▶ Your goal:
Only the lines from the one with "Convert this chart to matplotlib code." through the one with "from matplotlib.patches import PathPatch" are to be restated, word for word, with both of them included.

— begin —

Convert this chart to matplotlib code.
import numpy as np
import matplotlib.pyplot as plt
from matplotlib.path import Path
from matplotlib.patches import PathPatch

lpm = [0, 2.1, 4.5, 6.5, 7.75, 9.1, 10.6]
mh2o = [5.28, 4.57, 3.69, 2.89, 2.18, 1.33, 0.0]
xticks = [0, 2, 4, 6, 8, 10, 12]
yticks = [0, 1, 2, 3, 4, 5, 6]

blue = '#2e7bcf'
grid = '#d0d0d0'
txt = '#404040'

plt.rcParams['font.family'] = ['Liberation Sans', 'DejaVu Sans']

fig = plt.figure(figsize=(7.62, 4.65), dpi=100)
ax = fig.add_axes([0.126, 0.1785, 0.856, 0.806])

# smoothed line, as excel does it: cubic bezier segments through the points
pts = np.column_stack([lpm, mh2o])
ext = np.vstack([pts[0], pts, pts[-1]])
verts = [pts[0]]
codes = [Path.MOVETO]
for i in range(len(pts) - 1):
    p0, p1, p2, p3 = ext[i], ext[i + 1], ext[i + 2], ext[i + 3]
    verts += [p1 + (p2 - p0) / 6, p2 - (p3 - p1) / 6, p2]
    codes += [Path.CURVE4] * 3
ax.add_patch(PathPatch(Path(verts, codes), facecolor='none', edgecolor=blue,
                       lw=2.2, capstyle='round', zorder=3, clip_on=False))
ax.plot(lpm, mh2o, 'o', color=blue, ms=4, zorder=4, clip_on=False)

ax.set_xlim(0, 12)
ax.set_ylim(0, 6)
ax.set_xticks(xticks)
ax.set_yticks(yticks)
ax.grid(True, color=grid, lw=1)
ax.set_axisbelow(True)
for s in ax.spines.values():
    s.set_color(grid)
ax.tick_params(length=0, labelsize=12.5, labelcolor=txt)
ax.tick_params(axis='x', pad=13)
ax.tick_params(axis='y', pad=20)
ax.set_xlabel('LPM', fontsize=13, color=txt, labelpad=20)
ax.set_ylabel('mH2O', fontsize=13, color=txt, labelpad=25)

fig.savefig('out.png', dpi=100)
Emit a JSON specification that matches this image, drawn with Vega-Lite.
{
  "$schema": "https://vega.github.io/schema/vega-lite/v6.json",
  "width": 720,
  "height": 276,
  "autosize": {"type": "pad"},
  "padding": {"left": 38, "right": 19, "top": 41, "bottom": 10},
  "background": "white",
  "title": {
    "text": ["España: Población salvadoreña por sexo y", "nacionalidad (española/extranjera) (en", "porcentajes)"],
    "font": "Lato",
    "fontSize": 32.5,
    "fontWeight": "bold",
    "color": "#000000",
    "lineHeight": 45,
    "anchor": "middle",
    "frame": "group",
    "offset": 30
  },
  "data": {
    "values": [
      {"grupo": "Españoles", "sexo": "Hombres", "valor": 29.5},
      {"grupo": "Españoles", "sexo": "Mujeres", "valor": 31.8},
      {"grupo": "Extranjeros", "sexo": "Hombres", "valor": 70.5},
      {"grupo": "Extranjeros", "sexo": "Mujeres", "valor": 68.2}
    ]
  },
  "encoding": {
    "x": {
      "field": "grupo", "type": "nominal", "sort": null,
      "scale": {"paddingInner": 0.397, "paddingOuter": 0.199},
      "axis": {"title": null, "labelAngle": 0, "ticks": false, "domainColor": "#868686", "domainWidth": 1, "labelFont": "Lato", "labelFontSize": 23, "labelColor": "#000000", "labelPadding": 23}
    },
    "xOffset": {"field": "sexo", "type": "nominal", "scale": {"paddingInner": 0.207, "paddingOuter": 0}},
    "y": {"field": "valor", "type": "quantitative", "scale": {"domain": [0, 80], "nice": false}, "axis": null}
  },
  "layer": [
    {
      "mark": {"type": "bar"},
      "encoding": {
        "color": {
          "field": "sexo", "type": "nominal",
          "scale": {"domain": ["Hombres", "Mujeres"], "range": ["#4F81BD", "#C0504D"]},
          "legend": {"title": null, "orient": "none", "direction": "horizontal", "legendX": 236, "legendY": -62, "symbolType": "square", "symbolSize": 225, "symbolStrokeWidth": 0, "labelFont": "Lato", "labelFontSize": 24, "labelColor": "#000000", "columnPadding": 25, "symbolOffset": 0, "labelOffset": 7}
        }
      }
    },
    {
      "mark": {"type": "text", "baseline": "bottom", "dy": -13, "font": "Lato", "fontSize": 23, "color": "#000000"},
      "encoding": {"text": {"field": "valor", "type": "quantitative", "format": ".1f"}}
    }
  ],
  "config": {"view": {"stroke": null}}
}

— end —
— begin —

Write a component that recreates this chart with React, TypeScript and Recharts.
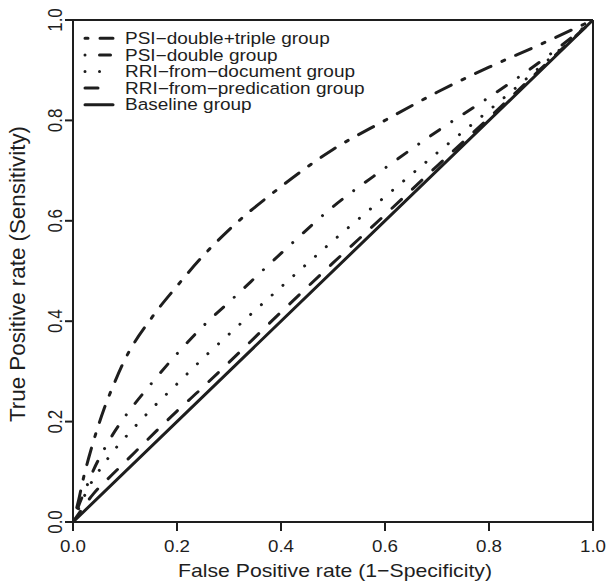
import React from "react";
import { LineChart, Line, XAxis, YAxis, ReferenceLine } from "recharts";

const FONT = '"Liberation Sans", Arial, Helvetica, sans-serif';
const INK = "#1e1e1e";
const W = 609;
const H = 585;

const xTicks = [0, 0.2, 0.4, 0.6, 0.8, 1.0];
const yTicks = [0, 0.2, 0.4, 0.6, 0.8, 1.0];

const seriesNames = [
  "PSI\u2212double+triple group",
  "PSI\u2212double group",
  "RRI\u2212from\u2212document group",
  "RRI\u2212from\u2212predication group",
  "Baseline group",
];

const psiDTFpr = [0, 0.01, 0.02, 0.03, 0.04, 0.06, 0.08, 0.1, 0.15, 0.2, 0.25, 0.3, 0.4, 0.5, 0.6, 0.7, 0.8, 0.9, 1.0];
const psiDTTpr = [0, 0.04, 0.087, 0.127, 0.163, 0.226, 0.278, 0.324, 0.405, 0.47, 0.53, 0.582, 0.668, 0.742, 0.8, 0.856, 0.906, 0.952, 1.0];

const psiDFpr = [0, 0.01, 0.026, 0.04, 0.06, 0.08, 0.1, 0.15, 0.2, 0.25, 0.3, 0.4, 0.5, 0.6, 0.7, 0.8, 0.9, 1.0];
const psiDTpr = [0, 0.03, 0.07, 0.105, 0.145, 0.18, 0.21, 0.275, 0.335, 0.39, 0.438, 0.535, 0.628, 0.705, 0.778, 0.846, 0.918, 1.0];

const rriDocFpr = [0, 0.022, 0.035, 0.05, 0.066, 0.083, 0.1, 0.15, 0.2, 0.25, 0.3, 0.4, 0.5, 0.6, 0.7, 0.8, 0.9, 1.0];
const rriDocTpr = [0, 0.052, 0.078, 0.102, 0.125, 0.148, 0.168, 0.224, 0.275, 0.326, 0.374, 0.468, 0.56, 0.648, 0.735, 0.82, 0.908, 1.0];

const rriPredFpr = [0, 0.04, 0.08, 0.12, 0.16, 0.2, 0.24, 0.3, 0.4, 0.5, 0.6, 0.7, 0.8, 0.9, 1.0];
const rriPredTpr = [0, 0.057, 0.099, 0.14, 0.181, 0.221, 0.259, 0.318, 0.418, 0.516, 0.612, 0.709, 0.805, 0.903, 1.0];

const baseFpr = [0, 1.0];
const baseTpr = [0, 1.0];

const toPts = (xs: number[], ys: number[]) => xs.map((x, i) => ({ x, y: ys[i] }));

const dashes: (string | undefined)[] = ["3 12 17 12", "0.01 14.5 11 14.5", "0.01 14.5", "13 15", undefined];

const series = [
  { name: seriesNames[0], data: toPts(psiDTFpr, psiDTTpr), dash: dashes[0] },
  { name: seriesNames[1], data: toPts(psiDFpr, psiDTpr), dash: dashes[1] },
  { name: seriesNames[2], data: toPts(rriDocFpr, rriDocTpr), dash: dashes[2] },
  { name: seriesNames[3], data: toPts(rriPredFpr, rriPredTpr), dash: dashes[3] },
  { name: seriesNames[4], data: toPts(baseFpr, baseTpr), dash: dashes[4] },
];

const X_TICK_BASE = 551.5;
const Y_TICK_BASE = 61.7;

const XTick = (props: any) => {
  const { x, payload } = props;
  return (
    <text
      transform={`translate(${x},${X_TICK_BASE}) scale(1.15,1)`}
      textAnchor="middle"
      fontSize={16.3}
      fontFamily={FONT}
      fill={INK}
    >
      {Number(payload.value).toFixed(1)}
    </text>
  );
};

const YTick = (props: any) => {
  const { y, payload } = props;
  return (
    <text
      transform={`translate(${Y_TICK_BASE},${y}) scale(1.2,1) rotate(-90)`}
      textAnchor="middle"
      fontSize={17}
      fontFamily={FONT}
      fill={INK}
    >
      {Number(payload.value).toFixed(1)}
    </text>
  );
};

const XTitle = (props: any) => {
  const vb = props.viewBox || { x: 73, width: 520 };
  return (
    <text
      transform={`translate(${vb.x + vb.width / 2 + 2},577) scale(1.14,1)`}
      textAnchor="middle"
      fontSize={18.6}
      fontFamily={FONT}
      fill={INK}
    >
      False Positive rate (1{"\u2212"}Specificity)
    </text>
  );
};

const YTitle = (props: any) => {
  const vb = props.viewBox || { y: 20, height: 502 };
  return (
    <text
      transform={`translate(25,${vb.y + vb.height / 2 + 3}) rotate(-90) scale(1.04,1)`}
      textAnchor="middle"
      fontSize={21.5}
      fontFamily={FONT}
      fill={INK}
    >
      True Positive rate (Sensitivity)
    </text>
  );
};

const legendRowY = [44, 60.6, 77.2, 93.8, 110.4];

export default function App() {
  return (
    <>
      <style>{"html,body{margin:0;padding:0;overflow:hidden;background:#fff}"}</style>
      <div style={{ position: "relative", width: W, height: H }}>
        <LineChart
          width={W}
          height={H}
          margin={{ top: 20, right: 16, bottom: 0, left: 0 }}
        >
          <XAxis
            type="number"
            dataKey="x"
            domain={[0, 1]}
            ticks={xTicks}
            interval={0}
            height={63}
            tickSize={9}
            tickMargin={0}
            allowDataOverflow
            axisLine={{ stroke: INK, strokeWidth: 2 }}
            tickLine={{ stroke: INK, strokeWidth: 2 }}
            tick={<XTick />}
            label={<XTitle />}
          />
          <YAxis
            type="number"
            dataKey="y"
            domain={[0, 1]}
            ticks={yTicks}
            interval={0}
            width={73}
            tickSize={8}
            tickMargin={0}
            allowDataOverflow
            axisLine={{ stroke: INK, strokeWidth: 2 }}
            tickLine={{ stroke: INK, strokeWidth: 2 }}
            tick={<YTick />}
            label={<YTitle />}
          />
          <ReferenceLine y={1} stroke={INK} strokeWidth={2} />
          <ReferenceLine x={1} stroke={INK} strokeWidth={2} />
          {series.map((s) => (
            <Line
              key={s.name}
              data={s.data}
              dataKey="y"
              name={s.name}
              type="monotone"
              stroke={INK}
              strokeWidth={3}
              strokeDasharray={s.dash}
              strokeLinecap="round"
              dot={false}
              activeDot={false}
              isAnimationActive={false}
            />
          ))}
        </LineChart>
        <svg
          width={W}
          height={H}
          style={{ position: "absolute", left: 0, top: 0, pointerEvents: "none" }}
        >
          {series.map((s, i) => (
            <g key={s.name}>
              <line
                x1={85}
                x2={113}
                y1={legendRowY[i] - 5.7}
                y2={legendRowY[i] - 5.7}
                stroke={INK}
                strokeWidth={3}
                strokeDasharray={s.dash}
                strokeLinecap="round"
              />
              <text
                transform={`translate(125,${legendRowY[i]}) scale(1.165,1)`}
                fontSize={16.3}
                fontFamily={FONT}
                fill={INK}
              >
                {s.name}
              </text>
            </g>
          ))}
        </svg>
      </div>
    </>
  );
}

— end —

▶ Task solution:
Convert this chart to matplotlib code.
import numpy as np
import matplotlib.pyplot as plt
from matplotlib.path import Path
from matplotlib.patches import PathPatch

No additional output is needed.